When we were little sometimes Daddy would haul us in the car for a Sunday drive. If some bug got smashed across our windshield, Daddy would turn to us and say, “It took guts to do that”.
My Grandfather read the comics to me every day. There were two pages then. I would lean over the back of the sofa for one page and over the arm of the sofa for the other. I can still hear him saying, “You’re in my light.” and me looking up at the kerosene lamp on the mantle responding, “No, me not in you wight.” That was close to 80 years ago and it was probably 10 years later when I realized I was between him and the window.
I heard the ‘drinking muddy water’ and have used it some. Early mornings would sometimes get, ‘You look like something the cat drug in and the dogs wouldn’t eat.”
Hmmmm reckon maybe part of what is going on with those sayings was individualism and independence? I think maybeso not studied out foe effect but just an inclination to let the world know you think your own thoughts. My Grandma also told me and my brother we “would tear up an anvil” and another version was “tear up ironworks”. My Dad wasn’t much of a cut-up but he did have quite a few sayings. I don’t know if he ever made any up himself or not.
I still use a lot of the old sayings which my great grand children find amusing!
My Daddy could come up with funny sayings. I heard my father in law say this about his Daddy when had done something he shouldn’t do “I am going to whip you so hard and fast, you will think I am in your back pocket.”
I want to go back to yesterday and country stores. In my experience with the several country stores in my area, there was a feeling of love, friendship or some similar feeling between the owner and the customers. The C&K I mentioned was owned by a man and his wife, the wife Miss Earlene would give the neighborhood children a candy bar on their birthday and Halloween. The community loved these people and it was a sad day when they had to close the store because of their age and health.
I asked this question in my reply to I believe Jeffery.
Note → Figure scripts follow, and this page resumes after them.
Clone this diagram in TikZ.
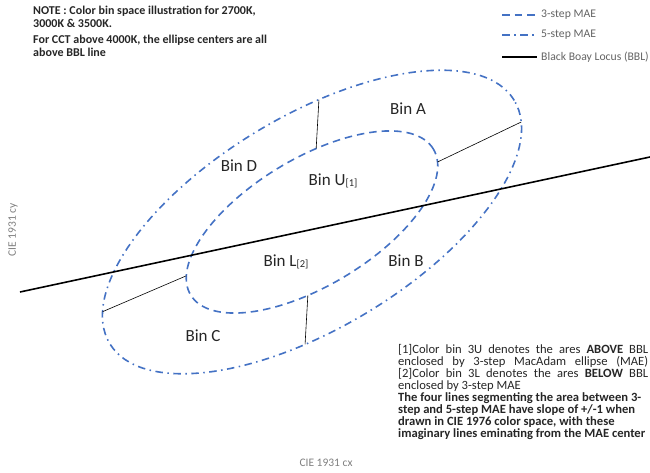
\documentclass[tikz,border=0pt]{standalone}
\usepackage{fontspec}
\setmainfont{Carlito}
\usetikzlibrary{calc}
\definecolor{maeblue}{RGB}{68,114,196}
\definecolor{axisgray}{RGB}{128,128,128}
\definecolor{legendgray}{RGB}{100,100,100}
\definecolor{textdark}{RGB}{38,38,38}
\begin{document}
\begin{tikzpicture}[x=1pt,y=1pt,
  step3/.style={draw=maeblue, line width=1.6pt, dash pattern=on 7.5pt off 5pt},
  step5/.style={draw=maeblue, line width=1.6pt, dash pattern=on 7.5pt off 4.5pt on 1.5pt off 4.5pt},
  bbl/.style={draw=black, line width=1.6pt},
  seg/.style={draw=black, line width=0.6pt},
  binlabel/.style={font=\fontsize{17}{20}\selectfont, text=textdark, inner sep=0pt},
  legendtext/.style={font=\fontsize{11.7}{13}\selectfont, text=legendgray, anchor=west, inner sep=0pt},
  axislabel/.style={font=\fontsize{11.5}{13}\selectfont, text=axisgray, inner sep=0pt}]
\useasboundingbox (0,0) rectangle (650,472);

% ellipses and segment lines
\begin{scope}[shift={(312,250)}, rotate=31]
  \coordinate (C) at (0,0);
  \draw[step5] (C) ellipse [x radius=236, y radius=106];
  \draw[step3] (C) ellipse [x radius=141.6, y radius=63.6];
  \coordinate (oT) at ({236*cos(73)},{106*sin(73)});
  \coordinate (iT) at ({141.6*cos(73)},{63.6*sin(73)});
  \coordinate (oB) at ({236*cos(253)},{106*sin(253)});
  \coordinate (iB) at ({141.6*cos(253)},{63.6*sin(253)});
  \coordinate (oL) at ({236*cos(163)},{106*sin(163)});
  \coordinate (iL) at ({141.6*cos(163)},{63.6*sin(163)});
  \coordinate (oR) at ({236*cos(-12)},{106*sin(-12)});
  \coordinate (iR) at ({141.6*cos(-12)},{63.6*sin(-12)});
\end{scope}
\draw[seg] (oT) -- (iT);
\draw[seg] (oB) -- (iB);
\draw[seg] (oL) -- (iL);
\draw[seg] (oR) -- (iR);

% black body locus
\coordinate (bblL) at (20,180);
\coordinate (bblR) at (650,315);
\draw[bbl] (bblL) -- (bblR);

% bin labels
\node[binlabel] (binA) at (408,363) {Bin A};
\node[binlabel] (binD) at (239,306) {Bin D};
\node[binlabel] (binU) at (333,291) {Bin U\raisebox{-1.5pt}{\fontsize{10.5}{12}\selectfont[1]}};
\node[binlabel] (binL) at (286,210) {Bin L\raisebox{-1.5pt}{\fontsize{10.5}{12}\selectfont[2]}};
\node[binlabel] (binB) at (406,211) {Bin B};
\node[binlabel] (binC) at (203,136) {Bin C};

% legend
\coordinate (l1a) at (502,457); \coordinate (l1b) at (537,457);
\coordinate (l2a) at (502,437); \coordinate (l2b) at (537,437);
\coordinate (l3a) at (502,415); \coordinate (l3b) at (537,415);
\draw[step3] (l1a) -- (l1b);
\draw[step5] (l2a) -- (l2b);
\draw[draw=black, line width=1.6pt] (l3a) -- (l3b);
\node[legendtext] (leg1) at (541,457) {3-step MAE};
\node[legendtext] (leg2) at (541,437) {5-step MAE};
\node[legendtext] (leg3) at (541,415) {Black Boay Locus (BBL)};

% note
\node[anchor=north west, align=left, inner sep=0pt, text=textdark,
      font=\bfseries\fontsize{12}{13.3}\selectfont] (note) at (33,466)
  {NOTE : Color bin space illustration for 2700K,\\
   3000K \& 3500K.\\[2pt]
   For CCT above 4000K, the ellipse centers are all\\
   above BBL line};

% footnotes
\node[anchor=north west, align=left, inner sep=0pt, text=textdark,
      font=\fontsize{12.6}{12}\selectfont] (foot) at (398,128)
  {\makebox[250pt][s]{[1]Color bin 3U denotes the ares \textbf{ABOVE} BBL}\\
   \makebox[250pt][s]{enclosed by 3-step MacAdam ellipse (MAE)}\\
   \makebox[250pt][s]{[2]Color bin 3L denotes the ares \textbf{BELOW} BBL}\\
   enclosed by 3-step MAE\\
   \textbf{The four lines segmenting the area between 3-}\\
   \textbf{step and 5-step MAE have slope of +/-1 when}\\
   \textbf{drawn in CIE 1976 color space, with these}\\
   \textbf{imaginary lines eminating from the MAE center}};

% axis labels
\node[axislabel] (xlab) at (326,9) {CIE 1931 cx};
\node[axislabel, rotate=90] (ylab) at (13,242) {CIE 1931 cy};
\end{tikzpicture}
\end{document}
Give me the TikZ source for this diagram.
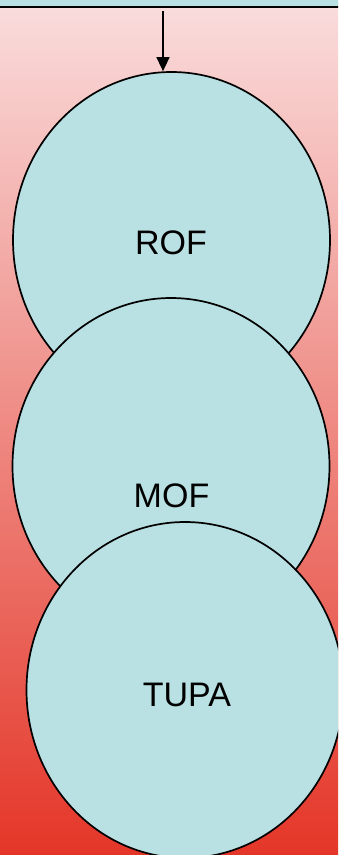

How many remember the square box like metal tanks kerosene would be stored in with the hand cranked pump. The pump had a metal rod that would be cranked down low and then cranked back to the top to measure out a gallon of kerosene.
I wonder what happened to all those kerosene dispensing tanks.
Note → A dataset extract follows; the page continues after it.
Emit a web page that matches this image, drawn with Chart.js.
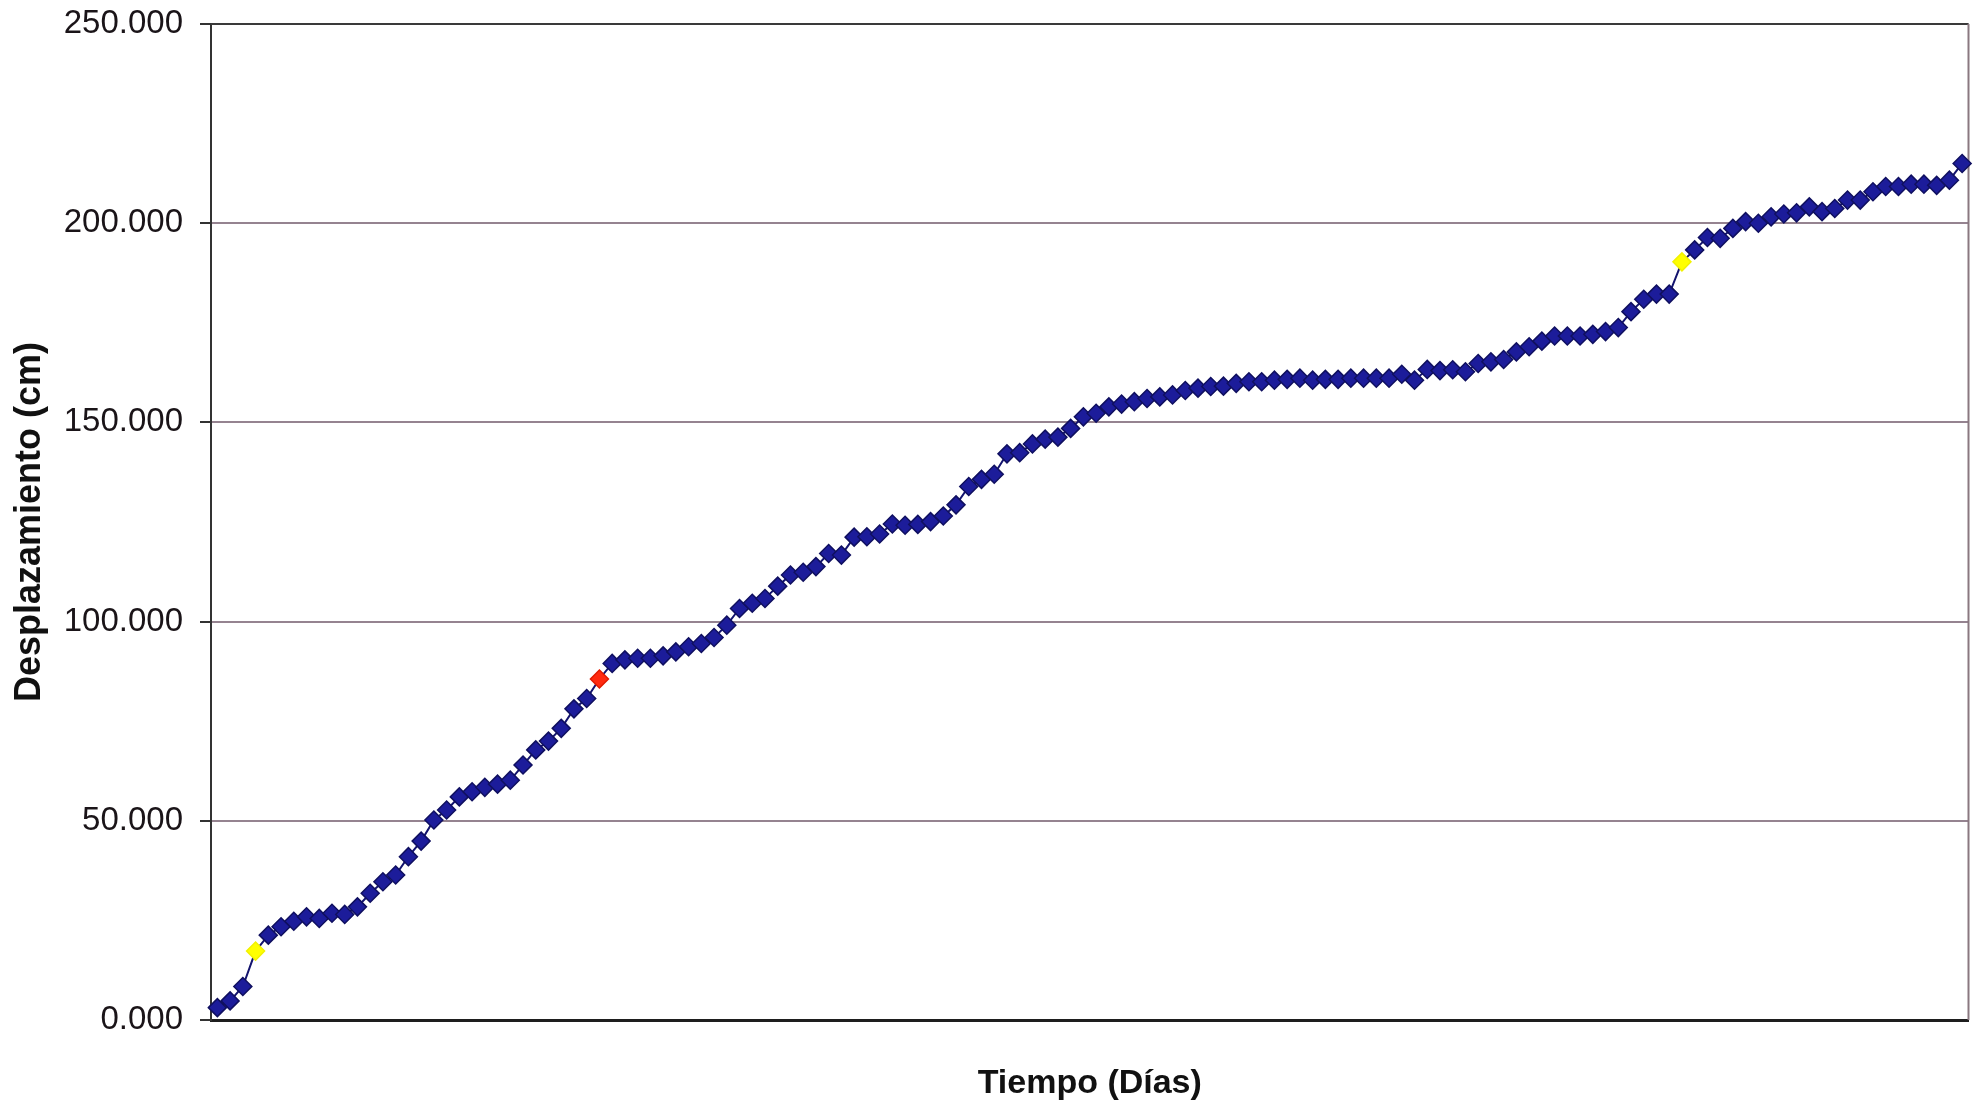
<!DOCTYPE html>
<html lang="es">
<head>
<meta charset="utf-8">
<title>Desplazamiento vs Tiempo</title>
<script src="https://cdn.jsdelivr.net/npm/chart.js@4/dist/chart.umd.min.js"></script>
<style>
  html, body { margin: 0; padding: 0; background: #ffffff; }
  canvas { display: block; }
</style>
</head>
<body>
<canvas id="grafico" width="1979" height="1107"></canvas>
<script>
// Desplazamiento acumulado (cm) por día de lectura
const desplazamiento = [
  3.1, 4.8, 8.4, 17.3, 21.3, 23.4, 24.8, 25.9, 25.5, 26.8,
  26.5, 28.4, 31.8, 34.7, 36.4, 41.0, 44.9, 50.2, 52.7, 56.0,
  57.3, 58.4, 59.2, 60.2, 64.0, 67.8, 70.0, 73.2, 78.1, 80.7,
  85.6, 89.5, 90.4, 90.8, 90.8, 91.4, 92.4, 93.7, 94.5, 96.0,
  99.1, 103.3, 104.6, 105.8, 108.9, 111.7, 112.4, 113.8, 117.1, 116.7,
  121.2, 121.3, 122.0, 124.5, 124.2, 124.4, 125.1, 126.5, 129.3, 133.9,
  135.7, 137.0, 142.1, 142.4, 144.6, 145.8, 146.3, 148.5, 151.4, 152.3,
  153.9, 154.6, 155.2, 156.0, 156.4, 156.9, 158.0, 158.6, 159.0, 159.1,
  159.8, 160.2, 160.2, 160.6, 160.8, 161.1, 160.6, 160.8, 160.8, 161.1,
  161.1, 161.1, 161.1, 162.1, 160.6, 163.3, 163.0, 163.2, 162.7, 164.8,
  165.2, 165.8, 167.7, 169.0, 170.4, 171.7, 171.7, 171.7, 172.1, 172.8,
  173.8, 177.8, 180.9, 182.2, 182.2, 190.3, 193.3, 196.4, 196.2, 198.7,
  200.4, 200.0, 201.6, 202.3, 202.6, 204.1, 202.9, 203.7, 205.8, 205.8,
  207.9, 209.2, 209.2, 209.8, 209.8, 209.5, 210.8, 215.0
];

// Días de lectura (categorías del eje horizontal)
const dias = desplazamiento.map((_, i) => i + 1);

// Lecturas resaltadas (índices)
const lecturasAmarillas = [3, 115];
const lecturasRojas = [30];

// Marcas del eje vertical
const marcasY = [0, 50, 100, 150, 200, 250];

const RELLENO = '#1c1c9a';
const BORDE = '#101060';
const rellenoPuntos = dias.map((_, i) =>
  lecturasRojas.includes(i) ? '#ff2a10' : lecturasAmarillas.includes(i) ? '#ffff00' : RELLENO);
const bordePuntos = dias.map((_, i) =>
  lecturasRojas.includes(i) ? '#e01a00' : lecturasAmarillas.includes(i) ? '#f2f200' : BORDE);

// Marco superior y derecho del área de trazado
const marcoArea = {
  id: 'marcoArea',
  beforeDatasetsDraw(chart) {
    const { ctx, chartArea: a } = chart;
    ctx.save();
    ctx.lineWidth = 2;
    ctx.strokeStyle = '#3a3a3a';
    ctx.beginPath();
    ctx.moveTo(a.left, a.top);
    ctx.lineTo(a.right, a.top);
    ctx.stroke();
    ctx.strokeStyle = '#8a7880';
    ctx.beginPath();
    ctx.moveTo(a.right, a.top);
    ctx.lineTo(a.right, a.bottom);
    ctx.stroke();
    ctx.restore();
  }
};

new Chart(document.getElementById('grafico'), {
  type: 'line',
  data: {
    labels: dias,
    datasets: [{
      label: 'Desplazamiento',
      data: desplazamiento,
      borderColor: '#14146e',
      borderWidth: 2,
      tension: 0,
      fill: false,
      pointStyle: 'rectRot',
      pointRadius: 9,
      pointBorderWidth: 1.5,
      pointBackgroundColor: rellenoPuntos,
      pointBorderColor: bordePuntos
    }]
  },
  options: {
    responsive: false,
    animation: false,
    devicePixelRatio: 1,
    layout: { padding: { top: 24, right: 9, bottom: 0, left: 0 } },
    plugins: {
      legend: { display: false },
      tooltip: { enabled: false }
    },
    scales: {
      x: {
        type: 'category',
        offset: true,
        grid: { display: false },
        border: { display: true, color: '#1e1e1e', width: 3 },
        ticks: { display: false },
        title: {
          display: true,
          text: 'Tiempo (Días)',
          color: '#111111',
          font: { family: '"Liberation Sans", Arial, sans-serif', size: 34, weight: 'bold', lineHeight: 1 },
          padding: { top: 0, bottom: 6 }
        },
        afterFit(scale) { scale.height = 87; }
      },
      y: {
        min: 0,
        max: 250,
        afterBuildTicks(scale) { scale.ticks = marcasY.map(v => ({ value: v })); },
        grid: {
          color: '#958390',
          lineWidth: 2,
          drawTicks: true,
          tickLength: 11,
          tickColor: '#333333',
          tickWidth: 2
        },
        border: { display: true, color: '#333333', width: 2 },
        ticks: {
          padding: 17,
          color: '#1a1418',
          font: { family: '"Liberation Sans", Arial, sans-serif', size: 33 },
          callback: v => Number(v).toFixed(3)
        },
        title: {
          display: true,
          text: 'Desplazamiento (cm)',
          color: '#111111',
          font: { family: '"Liberation Sans", Arial, sans-serif', size: 36, weight: 'bold', lineHeight: 1 },
          padding: { top: 12, bottom: 0 }
        },
        afterFit(scale) {
          scale.width = 211;
          scale.paddingTop = 0;
          scale.paddingBottom = 0;
        }
      }
    }
  },
  plugins: [marcoArea]
});
</script>
</body>
</html>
We had a 2-1/2 gallon kerosene can. As a small boy I could handle it whereas a 5-gallon can was too heavy.
Of course, the cap got lost and was replaced by a potato. Ever seen that done?
Potato? Didn’t have a corn cob?
Many times
My daddy said that about the TV, minus the muddy water. Back then I was his remote control.. I had to turn the TV up or down and change the channel. The worst part was having to turn the antenna outside, in the dark. Great memories!
Oh, yes, my daddy also had a lot of colorful sayings, often connected to the fact that he and mom produced only daughters. One of my favorites, when he would overhear us telling each other our dreams over breakfast was (with an eye roll), ‘the nocturnal wanderings of the female mind…’ When I was in the way of the door and he had both arms full, he’d say, ‘In this life you have to be either useful or ornamental and right now you don’t look too cute!’ He loved poetry and had hundreds committed to memory, so in the early morning when I would struggle bleary-eyed to the table, he’d recite,’Who is this that lights the wigwam? Wawatasi, little firefly,’ which always made me smile.
Mary, concerning the wandering of a female mind. I heard this said last night on the TV show The Rifleman “when a woman stops changing her mind it is time to take her to see a doctor.”
Awww. Sweet poem tidbit.
I’m blessed with two witty men. My Daddy and my Dad. They are so quick and funny.
I always heard “you make a better door than you do a window.”
When I was moving along slowly I got, “you’re dragging along like the dead lice are falling off you.”
I also heard “you’d tear up an anvil with a rubber hammer,” a lot.
Paul, we still say that saying about door and window. We say so many things we don’t recognize they are strange to others.
When slow, I’d get either “slow as molasses” or “let’s go, Moses.”